# WRITTEN PROBLEM
Write the records out again, keeping each line exactly as it is.

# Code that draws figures

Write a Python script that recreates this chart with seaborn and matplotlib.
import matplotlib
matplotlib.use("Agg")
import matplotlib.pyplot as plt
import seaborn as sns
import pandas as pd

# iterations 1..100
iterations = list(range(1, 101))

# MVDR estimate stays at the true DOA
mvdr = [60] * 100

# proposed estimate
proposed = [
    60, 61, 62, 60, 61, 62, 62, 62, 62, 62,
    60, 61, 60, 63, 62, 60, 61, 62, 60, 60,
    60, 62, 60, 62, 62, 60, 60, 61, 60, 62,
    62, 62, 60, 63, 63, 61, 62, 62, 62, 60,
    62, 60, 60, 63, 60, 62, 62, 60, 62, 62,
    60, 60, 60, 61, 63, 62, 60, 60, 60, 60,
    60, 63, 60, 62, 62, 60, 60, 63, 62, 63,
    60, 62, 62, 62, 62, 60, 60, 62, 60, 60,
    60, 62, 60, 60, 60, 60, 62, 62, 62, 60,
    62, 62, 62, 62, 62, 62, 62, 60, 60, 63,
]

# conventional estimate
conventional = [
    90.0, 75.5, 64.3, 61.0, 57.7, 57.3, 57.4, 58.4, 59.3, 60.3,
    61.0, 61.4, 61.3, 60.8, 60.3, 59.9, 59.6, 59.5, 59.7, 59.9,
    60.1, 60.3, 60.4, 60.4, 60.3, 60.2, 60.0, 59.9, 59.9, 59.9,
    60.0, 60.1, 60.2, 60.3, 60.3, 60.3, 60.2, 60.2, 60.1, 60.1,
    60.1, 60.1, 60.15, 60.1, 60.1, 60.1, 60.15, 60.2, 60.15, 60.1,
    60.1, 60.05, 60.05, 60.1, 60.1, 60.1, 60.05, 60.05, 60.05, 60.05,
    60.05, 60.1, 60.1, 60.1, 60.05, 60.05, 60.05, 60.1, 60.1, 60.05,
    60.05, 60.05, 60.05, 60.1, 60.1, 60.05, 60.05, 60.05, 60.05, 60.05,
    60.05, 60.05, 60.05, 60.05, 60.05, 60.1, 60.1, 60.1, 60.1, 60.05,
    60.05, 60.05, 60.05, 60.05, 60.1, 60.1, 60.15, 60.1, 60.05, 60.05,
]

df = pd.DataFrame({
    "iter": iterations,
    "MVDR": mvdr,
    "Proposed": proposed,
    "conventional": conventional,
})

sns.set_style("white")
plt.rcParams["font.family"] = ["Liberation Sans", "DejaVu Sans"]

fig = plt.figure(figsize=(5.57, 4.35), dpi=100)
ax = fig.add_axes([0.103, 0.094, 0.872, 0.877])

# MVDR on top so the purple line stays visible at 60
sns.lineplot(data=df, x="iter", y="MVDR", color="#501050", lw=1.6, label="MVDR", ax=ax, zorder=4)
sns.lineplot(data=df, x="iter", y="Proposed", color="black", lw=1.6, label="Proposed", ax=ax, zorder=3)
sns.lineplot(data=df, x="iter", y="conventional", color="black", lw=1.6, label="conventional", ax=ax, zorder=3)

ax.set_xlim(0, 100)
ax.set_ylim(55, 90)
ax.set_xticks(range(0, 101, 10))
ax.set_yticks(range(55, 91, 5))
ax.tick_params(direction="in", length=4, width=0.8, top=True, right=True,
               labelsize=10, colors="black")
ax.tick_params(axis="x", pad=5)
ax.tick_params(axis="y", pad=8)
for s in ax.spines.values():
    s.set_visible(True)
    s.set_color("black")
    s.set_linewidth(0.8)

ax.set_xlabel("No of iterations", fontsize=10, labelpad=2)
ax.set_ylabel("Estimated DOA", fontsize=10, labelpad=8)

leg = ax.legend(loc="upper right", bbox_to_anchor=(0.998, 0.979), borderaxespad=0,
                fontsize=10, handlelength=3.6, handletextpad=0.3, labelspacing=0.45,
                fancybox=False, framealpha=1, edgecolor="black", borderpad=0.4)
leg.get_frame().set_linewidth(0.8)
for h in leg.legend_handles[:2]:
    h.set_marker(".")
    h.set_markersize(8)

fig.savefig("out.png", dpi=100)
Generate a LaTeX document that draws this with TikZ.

# TASK RESULT
Write a Python script that recreates this chart with seaborn and matplotlib.
import matplotlib
matplotlib.use("Agg")
import matplotlib.pyplot as plt
import seaborn as sns
import pandas as pd

# iterations 1..100
iterations = list(range(1, 101))

# MVDR estimate stays at the true DOA
mvdr = [60] * 100

# proposed estimate
proposed = [
    60, 61, 62, 60, 61, 62, 62, 62, 62, 62,
    60, 61, 60, 63, 62, 60, 61, 62, 60, 60,
    60, 62, 60, 62, 62, 60, 60, 61, 60, 62,
    62, 62, 60, 63, 63, 61, 62, 62, 62, 60,
    62, 60, 60, 63, 60, 62, 62, 60, 62, 62,
    60, 60, 60, 61, 63, 62, 60, 60, 60, 60,
    60, 63, 60, 62, 62, 60, 60, 63, 62, 63,
    60, 62, 62, 62, 62, 60, 60, 62, 60, 60,
    60, 62, 60, 60, 60, 60, 62, 62, 62, 60,
    62, 62, 62, 62, 62, 62, 62, 60, 60, 63,
]

# conventional estimate
conventional = [
    90.0, 75.5, 64.3, 61.0, 57.7, 57.3, 57.4, 58.4, 59.3, 60.3,
    61.0, 61.4, 61.3, 60.8, 60.3, 59.9, 59.6, 59.5, 59.7, 59.9,
    60.1, 60.3, 60.4, 60.4, 60.3, 60.2, 60.0, 59.9, 59.9, 59.9,
    60.0, 60.1, 60.2, 60.3, 60.3, 60.3, 60.2, 60.2, 60.1, 60.1,
    60.1, 60.1, 60.15, 60.1, 60.1, 60.1, 60.15, 60.2, 60.15, 60.1,
    60.1, 60.05, 60.05, 60.1, 60.1, 60.1, 60.05, 60.05, 60.05, 60.05,
    60.05, 60.1, 60.1, 60.1, 60.05, 60.05, 60.05, 60.1, 60.1, 60.05,
    60.05, 60.05, 60.05, 60.1, 60.1, 60.05, 60.05, 60.05, 60.05, 60.05,
    60.05, 60.05, 60.05, 60.05, 60.05, 60.1, 60.1, 60.1, 60.1, 60.05,
    60.05, 60.05, 60.05, 60.05, 60.1, 60.1, 60.15, 60.1, 60.05, 60.05,
]

df = pd.DataFrame({
    "iter": iterations,
    "MVDR": mvdr,
    "Proposed": proposed,
    "conventional": conventional,
})

sns.set_style("white")
plt.rcParams["font.family"] = ["Liberation Sans", "DejaVu Sans"]

fig = plt.figure(figsize=(5.57, 4.35), dpi=100)
ax = fig.add_axes([0.103, 0.094, 0.872, 0.877])

# MVDR on top so the purple line stays visible at 60
sns.lineplot(data=df, x="iter", y="MVDR", color="#501050", lw=1.6, label="MVDR", ax=ax, zorder=4)
sns.lineplot(data=df, x="iter", y="Proposed", color="black", lw=1.6, label="Proposed", ax=ax, zorder=3)
sns.lineplot(data=df, x="iter", y="conventional", color="black", lw=1.6, label="conventional", ax=ax, zorder=3)

ax.set_xlim(0, 100)
ax.set_ylim(55, 90)
ax.set_xticks(range(0, 101, 10))
ax.set_yticks(range(55, 91, 5))
ax.tick_params(direction="in", length=4, width=0.8, top=True, right=True,
               labelsize=10, colors="black")
ax.tick_params(axis="x", pad=5)
ax.tick_params(axis="y", pad=8)
for s in ax.spines.values():
    s.set_visible(True)
    s.set_color("black")
    s.set_linewidth(0.8)

ax.set_xlabel("No of iterations", fontsize=10, labelpad=2)
ax.set_ylabel("Estimated DOA", fontsize=10, labelpad=8)

leg = ax.legend(loc="upper right", bbox_to_anchor=(0.998, 0.979), borderaxespad=0,
                fontsize=10, handlelength=3.6, handletextpad=0.3, labelspacing=0.45,
                fancybox=False, framealpha=1, edgecolor="black", borderpad=0.4)
leg.get_frame().set_linewidth(0.8)
for h in leg.legend_handles[:2]:
    h.set_marker(".")
    h.set_markersize(8)

fig.savefig("out.png", dpi=100)
Generate a LaTeX document that draws this with TikZ.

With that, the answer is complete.